## What you should do
Select the lines that hold the word "this" and copy each one.

## Records to use
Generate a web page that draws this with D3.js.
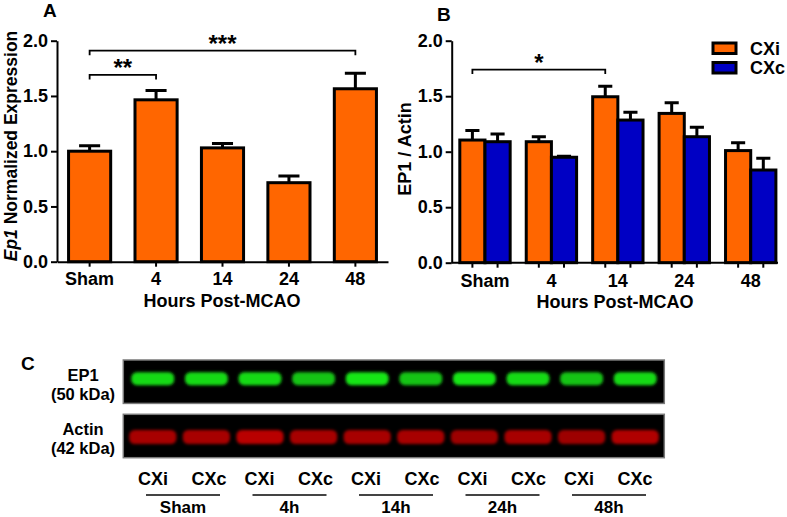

--

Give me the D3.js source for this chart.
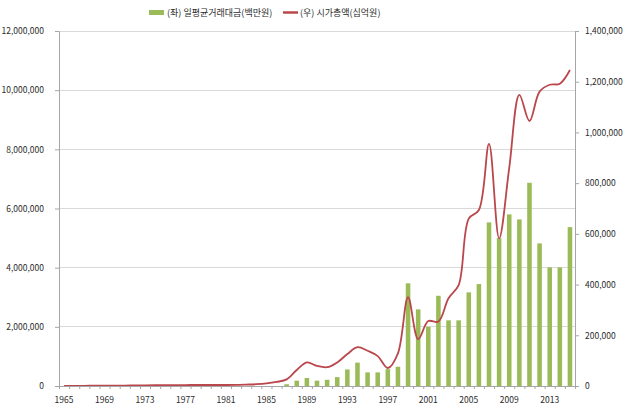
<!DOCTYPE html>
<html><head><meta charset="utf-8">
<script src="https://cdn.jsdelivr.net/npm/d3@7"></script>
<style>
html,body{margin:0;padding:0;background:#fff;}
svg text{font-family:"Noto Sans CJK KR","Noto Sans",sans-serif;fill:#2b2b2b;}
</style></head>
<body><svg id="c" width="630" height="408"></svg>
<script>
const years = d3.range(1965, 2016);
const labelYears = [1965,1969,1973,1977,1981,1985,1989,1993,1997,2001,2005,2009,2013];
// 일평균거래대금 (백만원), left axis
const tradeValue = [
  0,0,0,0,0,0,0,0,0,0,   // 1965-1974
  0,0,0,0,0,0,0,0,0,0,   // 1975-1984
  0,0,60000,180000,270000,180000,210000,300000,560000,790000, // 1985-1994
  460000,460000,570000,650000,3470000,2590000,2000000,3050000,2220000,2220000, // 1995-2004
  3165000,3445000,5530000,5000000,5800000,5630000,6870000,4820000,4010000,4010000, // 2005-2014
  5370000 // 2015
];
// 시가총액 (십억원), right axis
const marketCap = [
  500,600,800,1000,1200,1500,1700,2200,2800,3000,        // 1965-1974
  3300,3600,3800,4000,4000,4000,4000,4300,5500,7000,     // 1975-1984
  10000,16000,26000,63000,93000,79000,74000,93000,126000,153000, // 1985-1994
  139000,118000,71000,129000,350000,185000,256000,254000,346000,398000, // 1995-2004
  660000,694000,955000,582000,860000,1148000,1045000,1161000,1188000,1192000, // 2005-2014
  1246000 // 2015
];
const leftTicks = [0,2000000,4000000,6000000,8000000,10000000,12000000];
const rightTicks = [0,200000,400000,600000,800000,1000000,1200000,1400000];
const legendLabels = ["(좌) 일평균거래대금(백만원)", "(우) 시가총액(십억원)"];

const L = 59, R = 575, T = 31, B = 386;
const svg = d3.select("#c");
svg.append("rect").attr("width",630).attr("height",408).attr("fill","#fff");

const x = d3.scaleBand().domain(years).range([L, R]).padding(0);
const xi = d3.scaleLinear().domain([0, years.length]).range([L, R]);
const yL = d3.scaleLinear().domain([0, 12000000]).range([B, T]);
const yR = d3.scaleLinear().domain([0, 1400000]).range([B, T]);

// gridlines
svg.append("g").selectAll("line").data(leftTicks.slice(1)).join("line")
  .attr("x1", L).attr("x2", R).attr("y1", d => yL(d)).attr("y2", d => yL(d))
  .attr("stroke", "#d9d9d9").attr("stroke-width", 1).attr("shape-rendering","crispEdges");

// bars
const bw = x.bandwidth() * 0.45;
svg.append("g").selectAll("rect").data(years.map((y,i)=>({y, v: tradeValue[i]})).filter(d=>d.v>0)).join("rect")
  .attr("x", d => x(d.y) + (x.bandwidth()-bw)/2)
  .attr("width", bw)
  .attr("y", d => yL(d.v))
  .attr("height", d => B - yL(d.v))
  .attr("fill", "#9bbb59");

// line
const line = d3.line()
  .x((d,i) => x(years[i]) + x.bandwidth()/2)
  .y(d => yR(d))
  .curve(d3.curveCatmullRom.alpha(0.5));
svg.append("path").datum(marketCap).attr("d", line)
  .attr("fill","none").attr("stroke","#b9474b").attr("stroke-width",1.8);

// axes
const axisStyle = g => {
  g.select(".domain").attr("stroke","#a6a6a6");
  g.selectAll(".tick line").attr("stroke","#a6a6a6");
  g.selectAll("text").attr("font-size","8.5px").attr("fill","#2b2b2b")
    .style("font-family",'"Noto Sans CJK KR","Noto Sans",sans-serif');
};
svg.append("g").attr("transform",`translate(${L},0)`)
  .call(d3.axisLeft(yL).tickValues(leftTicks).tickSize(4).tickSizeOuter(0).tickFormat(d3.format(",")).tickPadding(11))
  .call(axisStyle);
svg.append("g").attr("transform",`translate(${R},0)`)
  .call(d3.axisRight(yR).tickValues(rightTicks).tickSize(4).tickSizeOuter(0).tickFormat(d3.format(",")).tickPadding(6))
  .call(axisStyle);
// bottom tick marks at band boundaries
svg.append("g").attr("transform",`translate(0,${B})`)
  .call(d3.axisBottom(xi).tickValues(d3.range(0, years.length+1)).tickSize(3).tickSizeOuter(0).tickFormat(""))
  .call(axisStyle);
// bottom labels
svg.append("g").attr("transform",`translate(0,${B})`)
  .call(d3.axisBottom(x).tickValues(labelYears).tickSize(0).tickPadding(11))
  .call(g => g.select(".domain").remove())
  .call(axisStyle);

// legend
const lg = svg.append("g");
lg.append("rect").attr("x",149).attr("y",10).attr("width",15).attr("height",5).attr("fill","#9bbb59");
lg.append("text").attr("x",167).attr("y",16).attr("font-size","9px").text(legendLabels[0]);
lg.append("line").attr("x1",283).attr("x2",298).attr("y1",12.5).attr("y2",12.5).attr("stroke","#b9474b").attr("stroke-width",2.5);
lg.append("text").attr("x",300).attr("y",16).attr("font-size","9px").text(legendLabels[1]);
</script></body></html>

## Response
Generate a web page that draws this with D3.js.
Give me the D3.js source for this chart.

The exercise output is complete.